* [TASK STATEMENT]:
Without the pictures, print the lines running from the beginning of the material to the line containing "(baseEnd) at (7,702);", both ends included.

▬▬▬▬▬▬▬▬▬▬

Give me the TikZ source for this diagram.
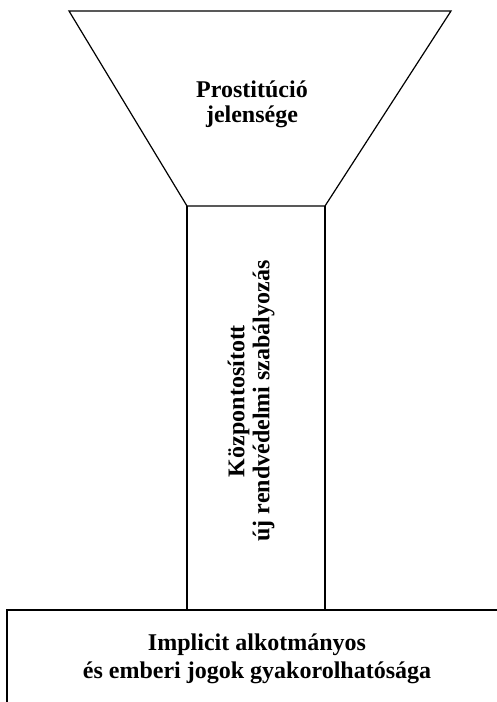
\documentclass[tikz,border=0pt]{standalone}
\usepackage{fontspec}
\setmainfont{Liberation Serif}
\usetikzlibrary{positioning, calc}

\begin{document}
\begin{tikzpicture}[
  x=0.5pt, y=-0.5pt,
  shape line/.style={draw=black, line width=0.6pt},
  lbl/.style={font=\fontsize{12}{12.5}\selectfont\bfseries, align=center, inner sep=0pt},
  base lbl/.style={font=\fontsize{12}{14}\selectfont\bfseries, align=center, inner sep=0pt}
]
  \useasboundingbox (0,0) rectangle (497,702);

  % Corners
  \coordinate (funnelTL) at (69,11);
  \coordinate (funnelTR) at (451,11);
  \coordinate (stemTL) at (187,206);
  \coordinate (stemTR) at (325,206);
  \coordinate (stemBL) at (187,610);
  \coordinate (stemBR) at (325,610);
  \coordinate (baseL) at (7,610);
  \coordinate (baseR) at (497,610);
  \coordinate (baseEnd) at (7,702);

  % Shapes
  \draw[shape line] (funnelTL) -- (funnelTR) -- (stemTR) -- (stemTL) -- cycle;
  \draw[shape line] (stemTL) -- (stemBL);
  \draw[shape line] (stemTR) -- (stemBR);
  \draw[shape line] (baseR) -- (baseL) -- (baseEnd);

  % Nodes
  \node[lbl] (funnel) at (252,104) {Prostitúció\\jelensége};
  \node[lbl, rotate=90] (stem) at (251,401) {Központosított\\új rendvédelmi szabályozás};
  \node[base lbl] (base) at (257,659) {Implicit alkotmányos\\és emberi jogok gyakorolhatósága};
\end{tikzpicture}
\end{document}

▬▬▬▬▬▬▬▬▬▬

* [SOLVED PROBLEM]:
Give me the TikZ source for this diagram.
\documentclass[tikz,border=0pt]{standalone}
\usepackage{fontspec}
\setmainfont{Liberation Serif}
\usetikzlibrary{positioning, calc}

\begin{document}
\begin{tikzpicture}[
  x=0.5pt, y=-0.5pt,
  shape line/.style={draw=black, line width=0.6pt},
  lbl/.style={font=\fontsize{12}{12.5}\selectfont\bfseries, align=center, inner sep=0pt},
  base lbl/.style={font=\fontsize{12}{14}\selectfont\bfseries, align=center, inner sep=0pt}
]
  \useasboundingbox (0,0) rectangle (497,702);

  % Corners
  \coordinate (funnelTL) at (69,11);
  \coordinate (funnelTR) at (451,11);
  \coordinate (stemTL) at (187,206);
  \coordinate (stemTR) at (325,206);
  \coordinate (stemBL) at (187,610);
  \coordinate (stemBR) at (325,610);
  \coordinate (baseL) at (7,610);
  \coordinate (baseR) at (497,610);
  \coordinate (baseEnd) at (7,702);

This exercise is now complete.